MINEWS.ID, JAKARTA – Salah satu hal yang perlu direvisi dalam Undang-Undang Komisi Pemberantasan Korupsi (KPK) adalah pengusutan Laporan Harta Kekayaan Penyelenggara Negara (LHKPN). Sebab, itu adalah titik lemah lembaga antirasuah tersebut.
“LHKPN sebenarnya menjadi pintu masuk bagi KPK untuk membongkar indikasi suap atau korupsi di ranah internal pemerintahan. Tetapi sejak berdirinya hingga kini tidak pernah terdengar KPK membongkar kejahatan dari LHKPN,” ujar pengamat hukum Petrus Selestinus di Jakarta, Senin 9 September 2019.
Menurutnya, data LHKPN di KPK sekarang lebih sering masuk gudang daripada dijadikan dasar mengungkap kasus tindak pidana korupsi.
Padahal, kata Petrus, kalau diperiksa dan ditelusuri satu per satu, akan terungkap banyak kasus korupsi yang dilakukan para penyelenggara negara.
Karena kadang ditemui gaji yang didapat setiap bulan tidak sebanding dengan pengeluaran selama setahun, gaji hanya puluhan juta rupiah sedangkan pengeluaran bisa mencapai miliaran rupiah.

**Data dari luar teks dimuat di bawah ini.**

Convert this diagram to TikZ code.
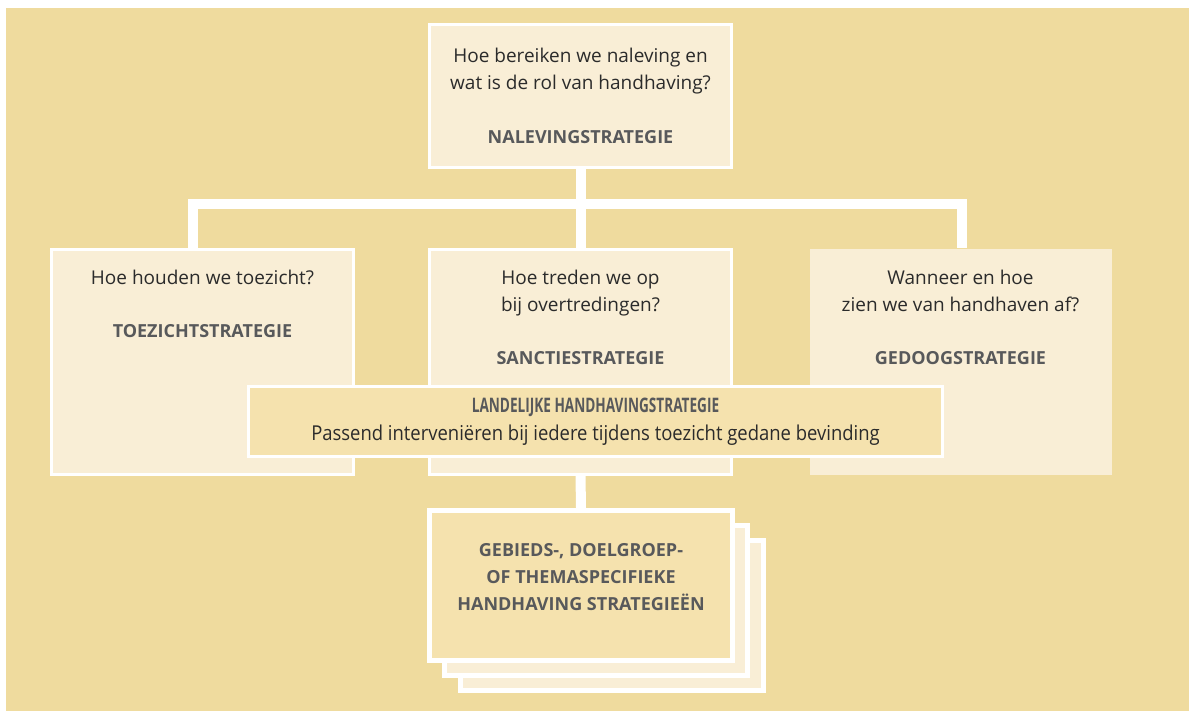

Artinya ada sumber pendapatan lain yang tidak dilaporkan di dalam LHKPN sehingga bisa menjadi awal penyidikan.
Itu yang harus dipertanyakan KPK. Dari mana uang miliaran rupiah yang dibelanjakan tersebut. Namun, Petrus menilai hal itu tidak pernah dilakukan.
Dia menduga hal tersebut karena diduga ada deal soal LHKPN antara sejumlah anggota DPR dengan pimpinan KPK.
Alasannya, hal tersebut merupakan privasi penyelenggara negara sehingga tidak boleh diganggu.
KPK justru fokus menjalankan operasi tangkap tangan (OTT), sementara kejahatan besar di balik kasus-kasus yang terungkap tidak pernah dituntaskan. Akibatnya selama 12 tahun perjalanannya KPK dinilai Petrus telah gagal memberantas korupsi.
Maka bila nanti UU KPK direvisi, Petrus pun menganjurkan perlu ada badan pengawas bagi lembaga anti rasuah ini. Namun, pengawasannya perlu dikawal.
Mereka tidak perlu menyampuri penyidikan, cukup mengawasi saja. Jika terlalu dalam menyampuri justru bisa menjadi senjata untuk melumpuhkan komisi antirasuah tersebut.